■ Task requirements ■
Copy everything in the data below exactly except the pictures.
-------
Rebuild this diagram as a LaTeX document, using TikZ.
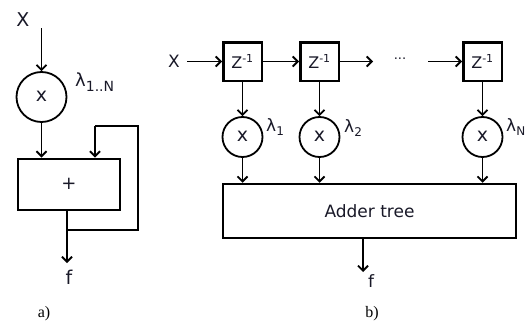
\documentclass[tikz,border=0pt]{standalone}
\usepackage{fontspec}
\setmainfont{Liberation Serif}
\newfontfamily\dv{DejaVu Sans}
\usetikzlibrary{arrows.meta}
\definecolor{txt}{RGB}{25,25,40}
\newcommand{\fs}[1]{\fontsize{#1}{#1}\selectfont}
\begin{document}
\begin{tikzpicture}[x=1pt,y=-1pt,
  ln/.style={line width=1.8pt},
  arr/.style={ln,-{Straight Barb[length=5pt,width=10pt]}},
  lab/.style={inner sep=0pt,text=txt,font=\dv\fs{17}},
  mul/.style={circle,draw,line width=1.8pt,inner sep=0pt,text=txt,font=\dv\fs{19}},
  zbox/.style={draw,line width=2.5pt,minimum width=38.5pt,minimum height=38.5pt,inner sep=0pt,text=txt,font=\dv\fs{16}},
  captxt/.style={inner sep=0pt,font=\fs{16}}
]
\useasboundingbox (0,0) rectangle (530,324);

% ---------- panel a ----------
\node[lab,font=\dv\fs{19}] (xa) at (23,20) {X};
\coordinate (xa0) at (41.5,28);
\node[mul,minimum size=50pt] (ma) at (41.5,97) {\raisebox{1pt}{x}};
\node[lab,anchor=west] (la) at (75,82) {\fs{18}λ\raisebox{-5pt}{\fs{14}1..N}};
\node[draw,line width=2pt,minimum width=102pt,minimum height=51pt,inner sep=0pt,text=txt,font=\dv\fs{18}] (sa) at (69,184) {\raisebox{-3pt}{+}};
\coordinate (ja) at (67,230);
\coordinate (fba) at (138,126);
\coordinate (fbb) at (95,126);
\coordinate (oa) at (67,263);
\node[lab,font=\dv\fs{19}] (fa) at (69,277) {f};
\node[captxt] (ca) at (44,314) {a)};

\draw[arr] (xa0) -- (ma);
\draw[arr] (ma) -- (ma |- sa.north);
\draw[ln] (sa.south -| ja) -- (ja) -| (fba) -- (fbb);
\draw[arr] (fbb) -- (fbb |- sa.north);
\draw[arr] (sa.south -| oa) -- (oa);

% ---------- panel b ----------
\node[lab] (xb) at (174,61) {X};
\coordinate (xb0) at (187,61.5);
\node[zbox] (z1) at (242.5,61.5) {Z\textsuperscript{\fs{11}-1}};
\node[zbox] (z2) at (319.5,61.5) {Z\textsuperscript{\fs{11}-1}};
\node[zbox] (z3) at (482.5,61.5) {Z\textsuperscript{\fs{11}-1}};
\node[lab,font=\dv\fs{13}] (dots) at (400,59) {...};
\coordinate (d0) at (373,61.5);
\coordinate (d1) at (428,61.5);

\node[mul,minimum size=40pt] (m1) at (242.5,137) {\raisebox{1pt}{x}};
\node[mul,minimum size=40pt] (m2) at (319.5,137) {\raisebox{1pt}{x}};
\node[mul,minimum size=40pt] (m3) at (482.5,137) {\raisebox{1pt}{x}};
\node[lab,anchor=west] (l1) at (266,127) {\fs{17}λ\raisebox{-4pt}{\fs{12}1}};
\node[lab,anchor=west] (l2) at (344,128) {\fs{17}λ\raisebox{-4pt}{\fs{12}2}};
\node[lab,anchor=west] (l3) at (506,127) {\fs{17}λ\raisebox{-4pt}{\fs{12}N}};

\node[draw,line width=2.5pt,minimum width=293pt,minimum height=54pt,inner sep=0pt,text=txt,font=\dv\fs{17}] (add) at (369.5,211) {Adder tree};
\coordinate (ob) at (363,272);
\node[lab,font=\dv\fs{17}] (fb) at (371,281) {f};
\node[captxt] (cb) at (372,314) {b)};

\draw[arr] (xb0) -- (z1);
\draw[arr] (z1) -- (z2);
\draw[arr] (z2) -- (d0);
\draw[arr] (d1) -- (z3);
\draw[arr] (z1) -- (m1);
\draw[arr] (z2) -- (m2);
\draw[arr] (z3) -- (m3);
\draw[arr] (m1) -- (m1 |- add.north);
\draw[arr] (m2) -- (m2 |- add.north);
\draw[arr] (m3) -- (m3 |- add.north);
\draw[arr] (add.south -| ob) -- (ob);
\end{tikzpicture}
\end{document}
-------
■ Result ■
Rebuild this diagram as a LaTeX document, using TikZ.
\documentclass[tikz,border=0pt]{standalone}
\usepackage{fontspec}
\setmainfont{Liberation Serif}
\newfontfamily\dv{DejaVu Sans}
\usetikzlibrary{arrows.meta}
\definecolor{txt}{RGB}{25,25,40}
\newcommand{\fs}[1]{\fontsize{#1}{#1}\selectfont}
\begin{document}
\begin{tikzpicture}[x=1pt,y=-1pt,
  ln/.style={line width=1.8pt},
  arr/.style={ln,-{Straight Barb[length=5pt,width=10pt]}},
  lab/.style={inner sep=0pt,text=txt,font=\dv\fs{17}},
  mul/.style={circle,draw,line width=1.8pt,inner sep=0pt,text=txt,font=\dv\fs{19}},
  zbox/.style={draw,line width=2.5pt,minimum width=38.5pt,minimum height=38.5pt,inner sep=0pt,text=txt,font=\dv\fs{16}},
  captxt/.style={inner sep=0pt,font=\fs{16}}
]
\useasboundingbox (0,0) rectangle (530,324);

% ---------- panel a ----------
\node[lab,font=\dv\fs{19}] (xa) at (23,20) {X};
\coordinate (xa0) at (41.5,28);
\node[mul,minimum size=50pt] (ma) at (41.5,97) {\raisebox{1pt}{x}};
\node[lab,anchor=west] (la) at (75,82) {\fs{18}λ\raisebox{-5pt}{\fs{14}1..N}};
\node[draw,line width=2pt,minimum width=102pt,minimum height=51pt,inner sep=0pt,text=txt,font=\dv\fs{18}] (sa) at (69,184) {\raisebox{-3pt}{+}};
\coordinate (ja) at (67,230);
\coordinate (fba) at (138,126);
\coordinate (fbb) at (95,126);
\coordinate (oa) at (67,263);
\node[lab,font=\dv\fs{19}] (fa) at (69,277) {f};
\node[captxt] (ca) at (44,314) {a)};

\draw[arr] (xa0) -- (ma);
\draw[arr] (ma) -- (ma |- sa.north);
\draw[ln] (sa.south -| ja) -- (ja) -| (fba) -- (fbb);
\draw[arr] (fbb) -- (fbb |- sa.north);
\draw[arr] (sa.south -| oa) -- (oa);

% ---------- panel b ----------
\node[lab] (xb) at (174,61) {X};
\coordinate (xb0) at (187,61.5);
\node[zbox] (z1) at (242.5,61.5) {Z\textsuperscript{\fs{11}-1}};
\node[zbox] (z2) at (319.5,61.5) {Z\textsuperscript{\fs{11}-1}};
\node[zbox] (z3) at (482.5,61.5) {Z\textsuperscript{\fs{11}-1}};
\node[lab,font=\dv\fs{13}] (dots) at (400,59) {...};
\coordinate (d0) at (373,61.5);
\coordinate (d1) at (428,61.5);

\node[mul,minimum size=40pt] (m1) at (242.5,137) {\raisebox{1pt}{x}};
\node[mul,minimum size=40pt] (m2) at (319.5,137) {\raisebox{1pt}{x}};
\node[mul,minimum size=40pt] (m3) at (482.5,137) {\raisebox{1pt}{x}};
\node[lab,anchor=west] (l1) at (266,127) {\fs{17}λ\raisebox{-4pt}{\fs{12}1}};
\node[lab,anchor=west] (l2) at (344,128) {\fs{17}λ\raisebox{-4pt}{\fs{12}2}};
\node[lab,anchor=west] (l3) at (506,127) {\fs{17}λ\raisebox{-4pt}{\fs{12}N}};

\node[draw,line width=2.5pt,minimum width=293pt,minimum height=54pt,inner sep=0pt,text=txt,font=\dv\fs{17}] (add) at (369.5,211) {Adder tree};
\coordinate (ob) at (363,272);
\node[lab,font=\dv\fs{17}] (fb) at (371,281) {f};
\node[captxt] (cb) at (372,314) {b)};

\draw[arr] (xb0) -- (z1);
\draw[arr] (z1) -- (z2);
\draw[arr] (z2) -- (d0);
\draw[arr] (d1) -- (z3);
\draw[arr] (z1) -- (m1);
\draw[arr] (z2) -- (m2);
\draw[arr] (z3) -- (m3);
\draw[arr] (m1) -- (m1 |- add.north);
\draw[arr] (m2) -- (m2 |- add.north);
\draw[arr] (m3) -- (m3 |- add.north);
\draw[arr] (add.south -| ob) -- (ob);
\end{tikzpicture}
\end{document}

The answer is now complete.